Elle souligne et insiste sur l’inscription de ce mouvement, de 2022, dans la continuité de plusieurs vagues de protestation, toujours accompagnées de la triple domination subie par les femmes : patriarcat, poids de l’idéologie et pratiques autoritaires. Dans les villes urbaines et périphériques, le mécontentement général gronde « et le visage de la contestation change en fonction des restrictions imposées par l’Etat. » Les espaces et les moyens varient, au même titre que les formes d’expression protestataire. Les mouvements se distinguent à chaque fois par leur côté pacifique, l’émergence de la créativité artistique, les hommages aux victimes pour ne pas les oublier. Campagne « Un million de signatures » en 2006, mort de Neda lors d’une manifestation contestant l’élection présidentielle en 2009, mouvement vert la même année… Seule la force de la répression déployée en face ne change pas. « Les différents mouvements s’inscrivent dans une continuité. À chaque fois, il y a un déclencheur et ensuite ça va plus loin : le peuple exprime son rejet du système. Et on est encore dans les mêmes revendications : la démocratie, la liberté, etc. Et les femmes sont toujours présentes dans les mouvements de contestations. », signale Hanieh Ziaei.
Utilisation des réseaux sociaux pour diffuser l’information et donner une voix à celles et ceux qui ne l’ont pas, d’une part, inscriptions de message sur le corps des femmes, voile porté au niveau des épaules ou pas du tout, détournement des billets de banque, d’autre part lorsque le gouvernement coupe Internet dans le pays. « Les pancartes et slogans sont interdits. On attaque aussi le mobilier urbain parce que l’idéologie visuelle est très présente dans l’espace public. On tâche de rouge les visages des martyrs, comme on a coloré les fontaines de Téhéran. », rappelle la politologue. Tout comme on fait circuler des photos et des dessins, en soutien à des icônes de la contestation comme le leader étudiant Majid Tavakoli arrêté par les autorités qu’il tentait de fuir en portant le tchador traditionnel ou l’illustration « Share me » d’Homa Arkani.

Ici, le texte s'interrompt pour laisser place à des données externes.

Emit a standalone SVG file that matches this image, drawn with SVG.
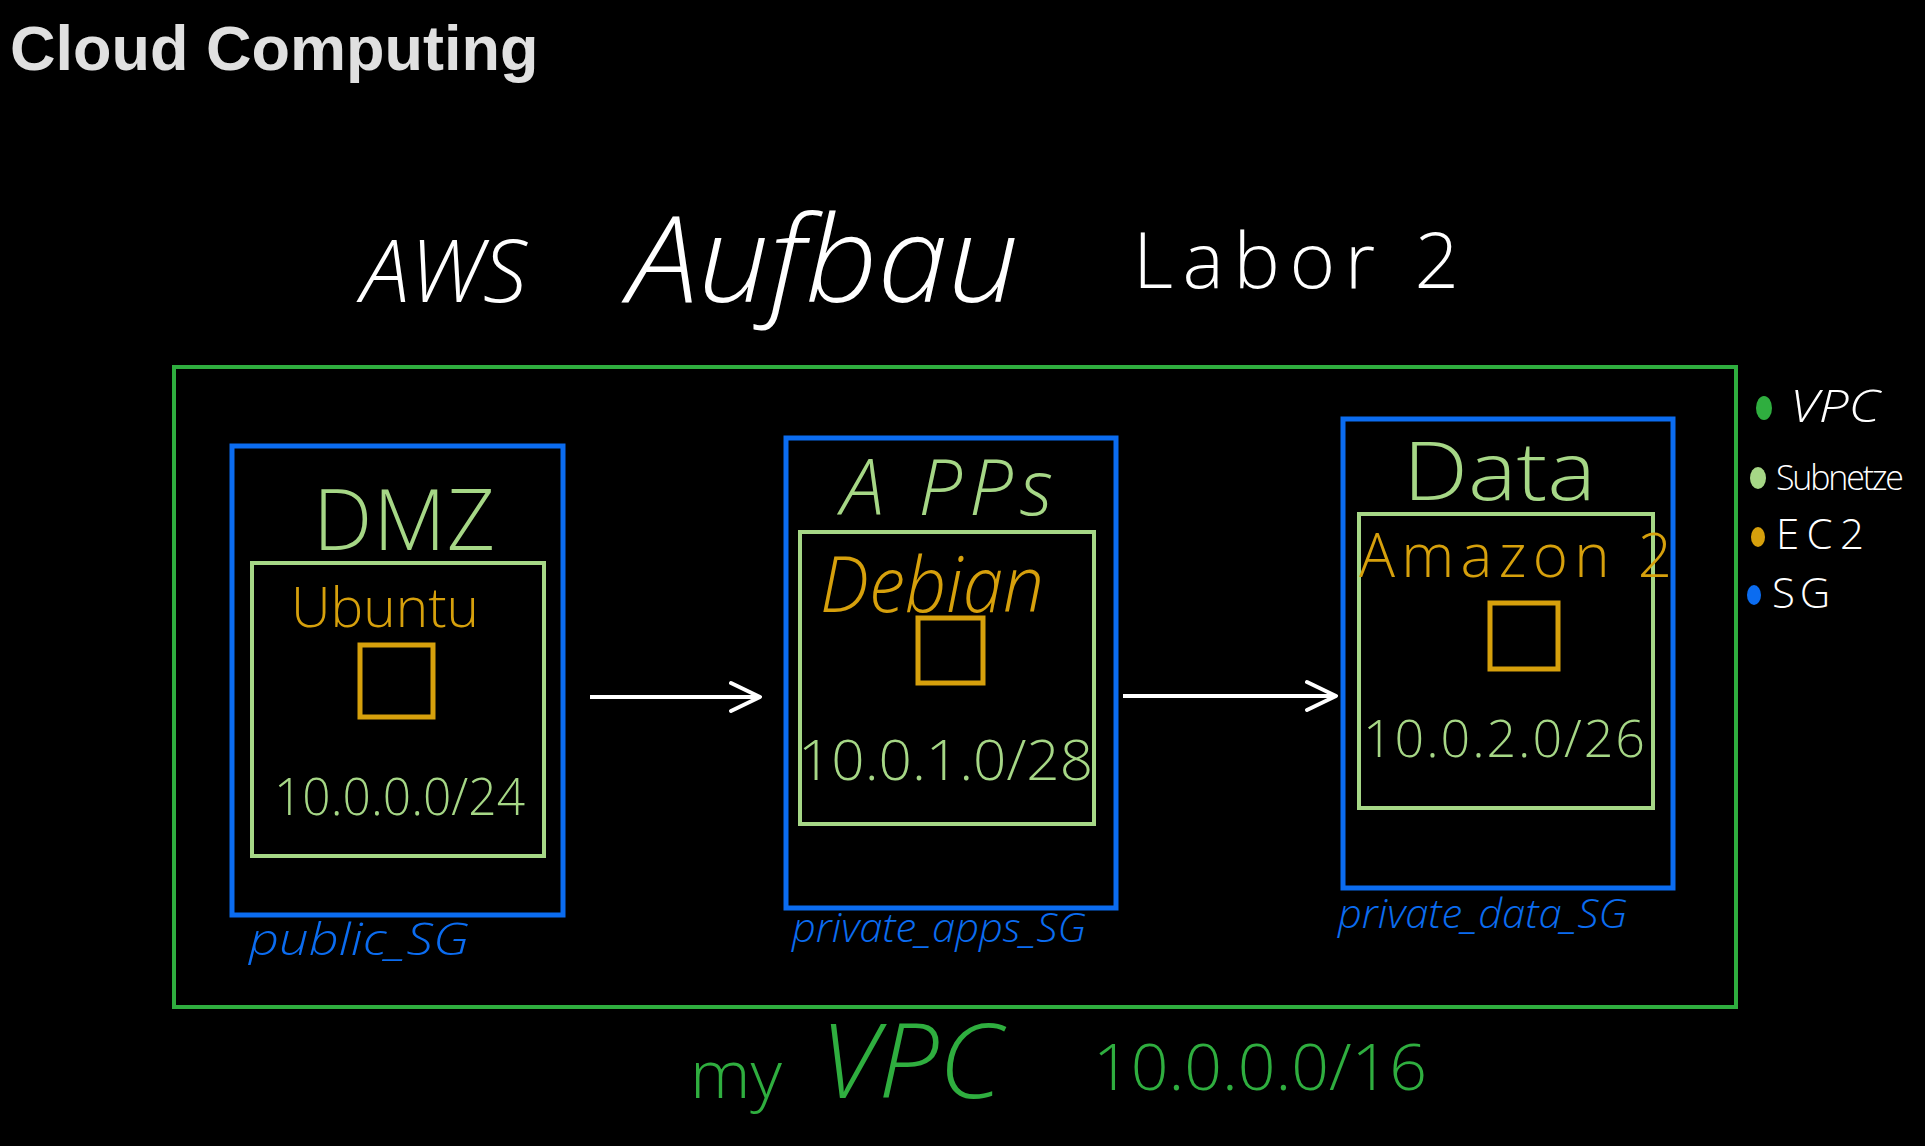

LA RUPTURE ENTRE L’ÉTAT ET LE PEUPLE
Répressions, arrestations arbitraires, disparitions d’opposants politiques, contrôle total, surveillance omniprésente (« avec beaucoup de bavures »), lacunes organisationnelles se multiplient et s’amplifient, suscitant la méfiance sociale et le sentiment d’insécurité du peuple iranien qui remet en question la légitimité politique du gouvernement. Dans son travail, Hanieh Ziaei observe depuis 2005 un effritement graduel de la confiance de la population face à un Etat qui pratique aisément mensonges, corruptions et non-dits. Sans oublier la lenteur et l’inefficacité, voire l’inexistance, des réponses et actions face aux catastrophes naturelles et à la crise sanitaire. «
Le bilan est lourd après 44 ans de gouvernance. Et cela explique pourquoi le peuple iranien est prêt à mettre sa vie en péril pour la liberté. Les pressions sont idéologiques, morales, sociales, économiques, l’ingérence de l’Etat dans la vie privée de ses citoyens est quotidienne et l’Etat ne garantit pas la sécurité et le bien-être de la population. »
conclut-elle.
Face à ce déploiement inouï de violentes répressions, le peuple iranien se soulève, scande sa colère et son indignation et brave les interdits pour revendiquer sa liberté et ses aspirations démocratiques pour leur pays.